Study on Stability of Transmission Tower-Line System under a Downburst

A downburst is one of the high-intensity winds that cause transmission tower failures. In recent years, downbursts have brought great disasters to the economies and lives of people all around the world. In this paper, the dynamic stability of the transmission tower-line system under a downburst is analyzed. The deterministic-random mixed model is used to generate the downburst wind field and ANSYS software is employed to establish the finite element model of the transmission tower-line system. The response characteristics of the transmission tower-line system in the downburst and the atmospheric boundary layer (ABL) wind fields are compared through time history analysis.
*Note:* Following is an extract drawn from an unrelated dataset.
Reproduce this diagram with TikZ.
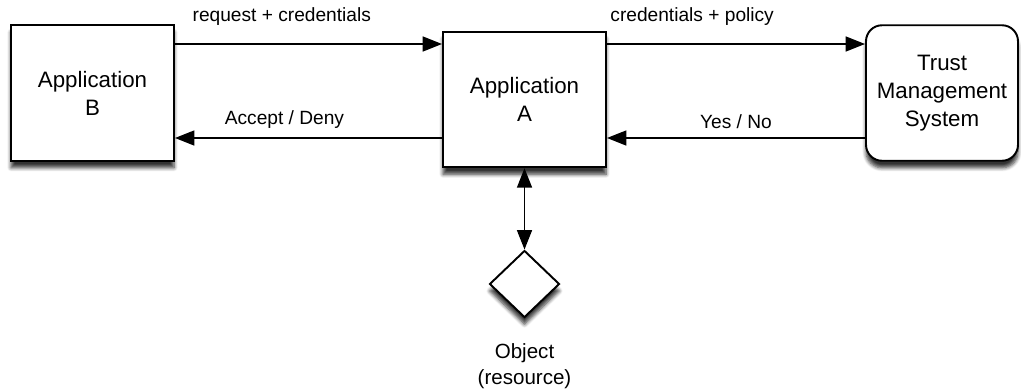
\documentclass[tikz,border=0pt]{standalone}
\usepackage{fontspec}
\setmainfont{Liberation Sans}
\usetikzlibrary{arrows.meta,shapes.geometric,shadows.blur}
\tikzset{
    appbox/.style={draw, line width=1.1pt, fill=white, align=center,
        minimum width=3.26cm, minimum height=2.71cm,
        font=\fontsize{12.7}{15.9}\selectfont,
        blur shadow={shadow xshift=0pt, shadow yshift=-4pt, shadow blur steps=6, shadow opacity=80}},
    link/.style={line width=0.85pt, -{Triangle[length=11pt,width=8.5pt]}},
    biglink/.style={line width=0.85pt, {Triangle[length=11pt,width=8.5pt]}-{Triangle[length=11pt,width=8.5pt]}},
    lbl/.style={font=\fontsize{10.9}{13}\selectfont, inner sep=0pt}
}
\begin{document}
\begin{tikzpicture}
    \useasboundingbox (0, 0) rectangle (20.42, 7.78);
    \node[appbox] (appB) at (1.85, 5.92) {Application\\B};
    \node[appbox] (appA) at (10.49, 5.79) {Application\\A};
    \node[appbox, rounded corners=0.32cm, minimum width=3.04cm] (tms) at (18.84, 5.92) {Trust\\Management\\System};
    \node[appbox, diamond, minimum width=1.4cm, minimum height=1.34cm, inner sep=0pt] (obj) at (10.49, 2.10) {};
    \node[lbl, font=\fontsize{11.7}{14.5}\selectfont, align=center] (objtxt) at (10.49, 0.46) {Object\\(resource)};
    % top pair of arrows
    \draw[link] (appB.east |- 0, 6.90) -- (appA.west |- 0, 6.90) node[lbl, pos=0.4, above=10pt] (req) {request + credentials};
    \draw[link] (appA.east |- 0, 6.90) -- (tms.west |- 0, 6.90) node[lbl, pos=0.33, above=10pt] (cred) {credentials + policy};
    % bottom pair of arrows
    \draw[link] (appA.west |- 0, 5.02) -- (appB.east |- 0, 5.02) node[lbl, pos=0.59, above=5pt] (acc) {Accept / Deny};
    \draw[link] (tms.west |- 0, 5.02) -- (appA.east |- 0, 5.02) node[lbl, pos=0.5, above=5pt] (yes) {Yes / No};
    \draw[biglink] (appA.south) -- (obj.north);
\end{tikzpicture}
\end{document}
The displacement response of the transmission tower is analyzed with different Z(max) values and attack angles. Based on the Budiansky-Roth criterion and dynamic incremental method, the dynamic stability of the transmission tower system under the action of the downburst wind field is studied, and the corresponding wind speed conditions when the transmission tower-line system is unstable are obtained. The results show that the top displacement of the tower-line system under the action of a downburst is 1.83 times that under the ABL wind. The tower top acceleration under the downburst is 1.57 times that under ABL wind. The most unfavorable wind attack angle for a transmission tower-line system is 90 degrees. When Z(max) is within the height range of the transmission tower, the influence on the displacement of the transmission tower increases with the increase in Z(max). When Z(max) exceeds the height range of the transmission tower, the influence on the displacement of the transmission tower decreases. Under the most unfavorable wind attack angle, the influence of the conductor on the stability of the transmission tower is obvious.